Student of Sharia and Law

Ushul Fikih; Sebuah Pengantar

Diperbarui: 19 September 2023   00:01

Kompasiana adalah platform blog. Konten ini menjadi tanggung jawab bloger dan tidak mewakili pandangan redaksi Kompas.

Ilmu Sosbud dan Agama. Sumber ilustrasi: PEXELS

Perbedaan pendapat di kalangan ulama, terkhusus dalam ranah fikih, adalah realitas umat Islam yang harus kita terima. Kita tidak perlu bersusah payah membatalkan kebolehan perbedaan pendapat di kalangan ulama dengan berdalih untuk menyatukan umat, sebagaimana yang digaungkan oleh sekelompok orang. Terlebih lagi mereka berusaha mengajak umat untuk kembali kepada Al-Qur'an dan Hadis dan meninggalkan pendapat para ulama.


Imam Malik bin Anas yang merupakan salah satu imam mazhab fikih Ahlus Sunnah pun mengakui bahwa perbedaan pendapat di kalangan ahli ilmu adalah hal yang lazim terjadi. Di mana suatu ketika saat musim haji, Khalifah Harun Al-Rasyid yang kala itu juga melaksanakan haji mendengar pembicaraan orang-orang tentang kitab Al-Muwaththa yang ditulis oleh Imam Malik. Khalifah ingin menyimpan kitab Al-Muwaththa di Kakbah dan menyeru umat untuk mengamalkan pendapat Imam Malik dalam kitabnya.
Namun, Imam Malik menyampaikan sudut pandang lain yang berbeda dengan maksud sang Khalifah, "Engkau tidak perlu melakukan hal tersebut, wahai Khalifah. Sungguh Para Sahabat Rasulullah Saw. berbeda pendapat dalam permasalahan fikih. Mereka juga menetap di daerah yang berbeda-beda.

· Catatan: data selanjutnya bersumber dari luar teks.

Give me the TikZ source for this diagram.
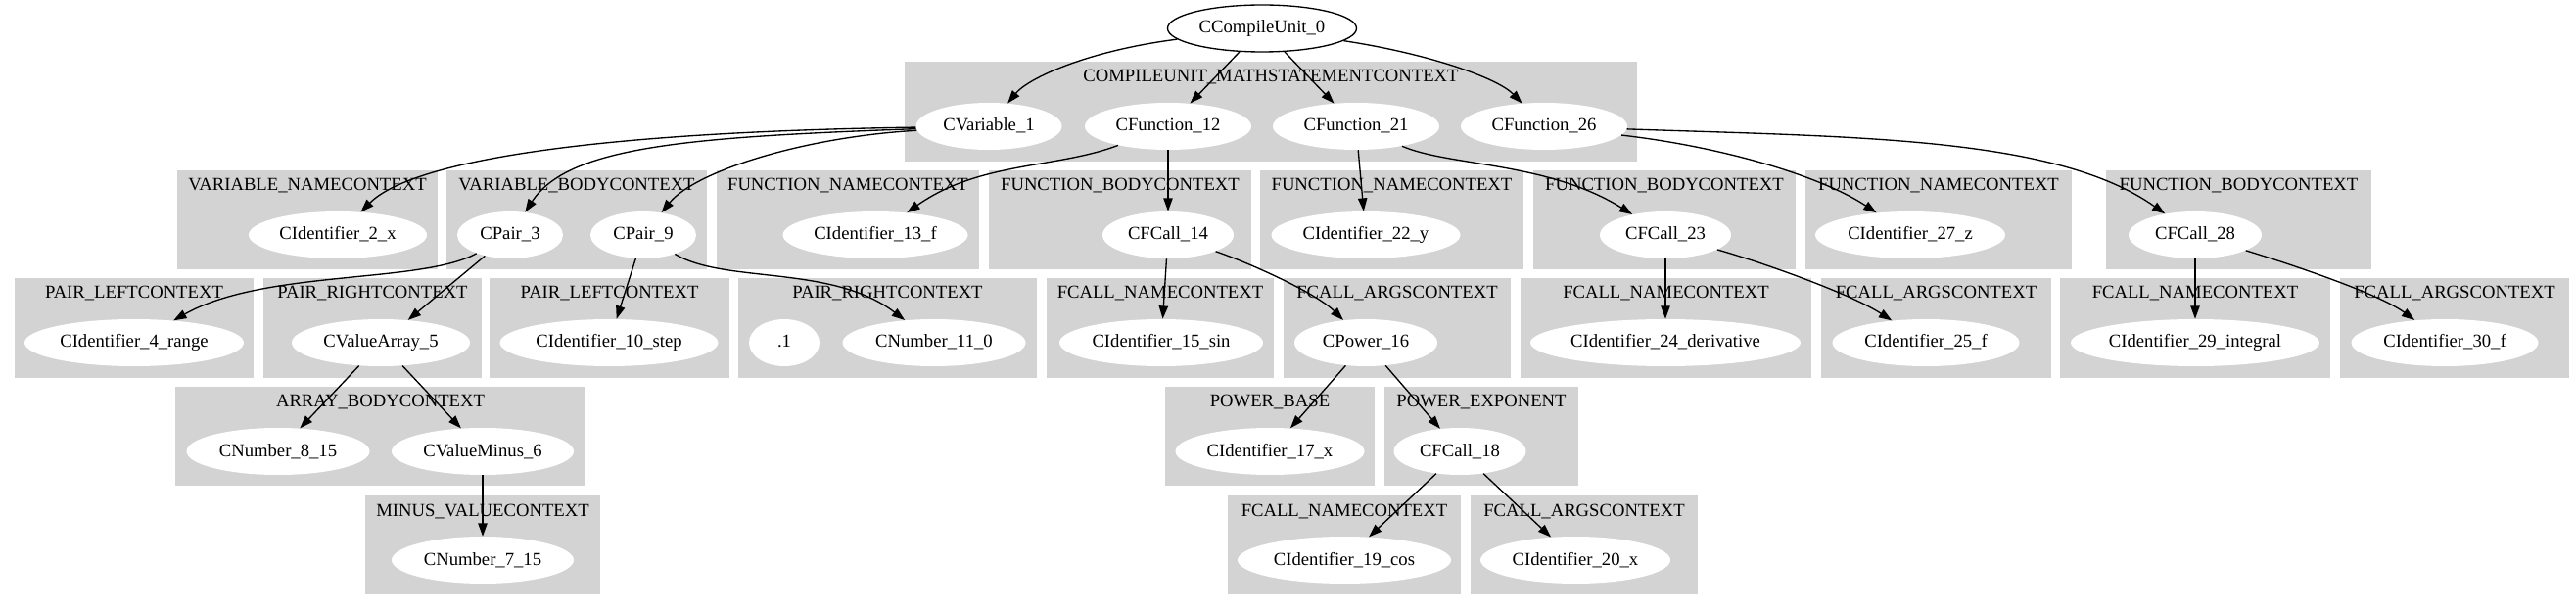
\documentclass[tikz,border=0pt]{standalone}
\usepackage{fontspec}
\setmainfont{Liberation Serif}
\usetikzlibrary{arrows.meta,shapes.geometric}

\definecolor{clustergray}{HTML}{D3D3D3}
\newcommand{\gvfont}{\fontsize{14}{16.8}\selectfont}

\begin{document}
\begin{tikzpicture}[x=0.75pt, y=-0.75pt,
	cluster/.style={fill=clustergray, draw=none},
	clusterlabel/.style={anchor=base, inner sep=0pt, font=\gvfont},
	gvnode/.style={ellipse, fill=white, minimum height=36pt, inner xsep=0pt, inner ysep=0pt,
		text height=7.5pt, text depth=0pt, font=\gvfont},
	rootnode/.style={gvnode, draw=black, line width=1pt},
	gvedge/.style={-{Triangle[length=10pt, width=7pt]}, line width=1pt}]

	% ---- page

	\useasboundingbox (0,0) rectangle (2631,623);

	% ---- clusters

	\foreach \xa/\ya/\xb/\yb/\lab in {
		924/63/1672/165/COMPILEUNIT\_MATHSTATEMENTCONTEXT,
		181/174/447/275/VARIABLE\_NAMECONTEXT,
		456/174/722/275/VARIABLE\_BODYCONTEXT,
		732/174/1000/275/FUNCTION\_NAMECONTEXT,
		1010/174/1278/275/FUNCTION\_BODYCONTEXT,
		1287/174/1556/275/FUNCTION\_NAMECONTEXT,
		1566/174/1834/275/FUNCTION\_BODYCONTEXT,
		1844/174/2116/275/FUNCTION\_NAMECONTEXT,
		2151/174/2422/275/FUNCTION\_BODYCONTEXT,
		15/284/259/386/PAIR\_LEFTCONTEXT,
		269/284/492/386/PAIR\_RIGHTCONTEXT,
		500/284/745/386/PAIR\_LEFTCONTEXT,
		754/284/1059/386/PAIR\_RIGHTCONTEXT,
		1069/284/1301/386/FCALL\_NAMECONTEXT,
		1311/284/1543/386/FCALL\_ARGSCONTEXT,
		1553/284/1850/386/FCALL\_NAMECONTEXT,
		1860/284/2095/386/FCALL\_ARGSCONTEXT,
		2104/284/2380/386/FCALL\_NAMECONTEXT,
		2390/284/2624/386/FCALL\_ARGSCONTEXT,
		179/395/598/496/ARRAY\_BODYCONTEXT,
		1190/395/1404/496/POWER\_BASE,
		1414/395/1612/496/POWER\_EXPONENT,
		373/506/613/607/MINUS\_VALUECONTEXT,
		1254/506/1492/607/FCALL\_NAMECONTEXT,
		1502/506/1734/607/FCALL\_ARGSCONTEXT} {
		\fill[cluster] (\xa,\ya) rectangle (\xb,\yb);
		\node[clusterlabel] at ({(\xa+\xb)/2},{\ya+21}) {\lab};
	}

	% ---- nodes

	\node[rootnode, minimum width=193*0.75pt] (c0) at (1289,29) {CCompileUnit\_0};

	\foreach \name/\x/\y/\w/\txt in {
		v1/1010/129/149/CVariable\_1,
		f12/1193/129/170/CFunction\_12,
		f21/1385/129/170/CFunction\_21,
		f26/1577/129/170/CFunction\_26,
		id2/345/240/182/CIdentifier\_2\_x,
		p3/521/240/108/CPair\_3,
		p9/657/240/108/CPair\_9,
		id13/894/240/189/CIdentifier\_13\_f,
		fc14/1193/240/134/CFCall\_14,
		id22/1395/240/193/CIdentifier\_22\_y,
		fc23/1701/240/134/CFCall\_23,
		id27/1951/240/194/CIdentifier\_27\_z,
		fc28/2242/240/136/CFCall\_28,
		id4/137/350/224/CIdentifier\_4\_range,
		va5/389/350/182/CValueArray\_5,
		id10/622/350/223/CIdentifier\_10\_step,
		dot1/801/350/72/.1,
		n11/954/350/187/CNumber\_11\_0,
		id15/1186/350/208/CIdentifier\_15\_sin,
		pw16/1395/350/146/CPower\_16,
		id24/1701/350/276/CIdentifier\_24\_derivative,
		id25/1967/350/191/CIdentifier\_25\_f,
		id29/2242/350/254/CIdentifier\_29\_integral,
		id30/2497/350/191/CIdentifier\_30\_f,
		n8/284/461/187/CNumber\_8\_15,
		vm6/493/461/186/CValueMinus\_6,
		id17/1297/461/193/CIdentifier\_17\_x,
		fc18/1491/461/135/CFCall\_18,
		n7/493/572/186/CNumber\_7\_15,
		id19/1373/572/218/CIdentifier\_19\_cos,
		id20/1609/572/194/CIdentifier\_20\_x} {
		\node[gvnode, minimum width=\w*0.75pt] (\name) at (\x,\y) {\txt};
	}

	% ---- edges from the compile unit

	\draw[gvedge] (c0) .. controls (1110,52) and (1050,80) .. (v1);
	\draw[gvedge] (c0) -- (f12);
	\draw[gvedge] (c0) -- (f21);
	\draw[gvedge] (c0) .. controls (1460,55) and (1530,80) .. (f26);

	% ---- variable

	\draw[gvedge] (v1) .. controls (600,135) and (420,165) .. (id2);
	\draw[gvedge] (v1) .. controls (700,140) and (580,150) .. (p3);
	\draw[gvedge] (v1) .. controls (820,140) and (710,175) .. (p9);

	\draw[gvedge] (p3) .. controls (430,290) and (270,275) .. (id4);
	\draw[gvedge] (p3) -- (va5);
	\draw[gvedge] (va5) -- (n8);
	\draw[gvedge] (va5) -- (vm6);
	\draw[gvedge] (vm6) -- (n7);

	\draw[gvedge] (p9) -- (id10);
	\draw[gvedge] (p9) .. controls (740,290) and (850,270) .. (n11);

	% ---- functions

	\draw[gvedge] (f12) .. controls (1080,172) and (1000,165) .. (id13);
	\draw[gvedge] (f12) -- (fc14);
	\draw[gvedge] (fc14) -- (id15);
	\draw[gvedge] (fc14) .. controls (1280,270) and (1345,300) .. (pw16);
	\draw[gvedge] (pw16) -- (id17);
	\draw[gvedge] (pw16) -- (fc18);
	\draw[gvedge] (fc18) -- (id19);
	\draw[gvedge] (fc18) -- (id20);

	\draw[gvedge] (f21) -- (id22);
	\draw[gvedge] (f21) .. controls (1480,170) and (1580,165) .. (fc23);
	\draw[gvedge] (fc23) -- (id24);
	\draw[gvedge] (fc23) .. controls (1800,268) and (1890,300) .. (id25);

	\draw[gvedge] (f26) .. controls (1760,150) and (1860,180) .. (id27);
	\draw[gvedge] (f26) .. controls (1900,140) and (2100,140) .. (fc28);
	\draw[gvedge] (fc28) -- (id29);
	\draw[gvedge] (fc28) .. controls (2340,270) and (2430,300) .. (id30);

\end{tikzpicture}
\end{document}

Semuanya insya Allah  --meskipun berbeda pendapat dalam suatu permasalahan-- mendapat pahala dari Allah Swt." Khalifah Harun Al-Rasyid pun setuju dengan Imam Malik.


Dari penjelasan Imam Malik tadi, kita memahami bahwa jika Para Sahabat yang diajar langsung oleh Rasulullah Saw. dan menyaksikan turunnya wahyu bisa saling berbeda pendapat, maka hal ini juga pasti terjadi di generasi selanjutnya. Bahkan, Rasulullah Saw. secara tidak langsung telah mengakui dan memberi isyarat bahwa para ulama akan memiliki pemahaman yang berbeda terhadap dalil, yang menyebabkan terjadinya perbedaan pendapat. Hal ini sebagaimana terjadi dalam salah satu momen perang Bani Quraizhah.

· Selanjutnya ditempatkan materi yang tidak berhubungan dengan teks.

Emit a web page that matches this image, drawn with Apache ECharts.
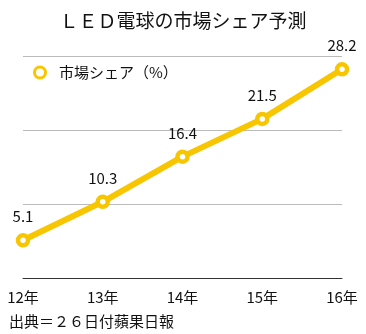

Dikisahkan bahwa Rasulullah Saw. mengintruksikan Para Sahabat untuk berangkat menuju perkampungan Bani Quraizhah. Bahkan, agar Para Sahabat bergegas dan tiba dengan cepat, Rasulullah Saw. bersabda

"Janganlah ada seorang pun yang melaksanakan salat Asar kecuali di Bani Quraizhah." (HR. Bukhari)


Sebagian Sahabat melaksanakan salat Asar ketika mereka sampai di Bani Quraizhah, sebagaimana hadis Nabi Saw. secara lahiriah. Akan tetapi, Sahabat lainnya  melaksanakan salat Asar di tengah perjalanan menuju Bani Quraizhah. Kelompok Sahabat ini memahami bahwa maksud larangan Nabi Saw. dalam Hadis di atas adalah agar Para Sahabat mempercepat langkahnya. Beberapa waktu kemudian, Para Sahabat memberanikan diri untuk bertanya mengenai perbedaan yang terjadi di kalangan mereka dalam memahami sabda Beliau Saw. Akan tetapi, Rasulullah Saw. tidak menegur dan memarahi seorang pun dari mereka.


Lalu, mengapa para ulama di berbagai lintas generasi bisa berbeda pendapat dalam permasalahan fikih?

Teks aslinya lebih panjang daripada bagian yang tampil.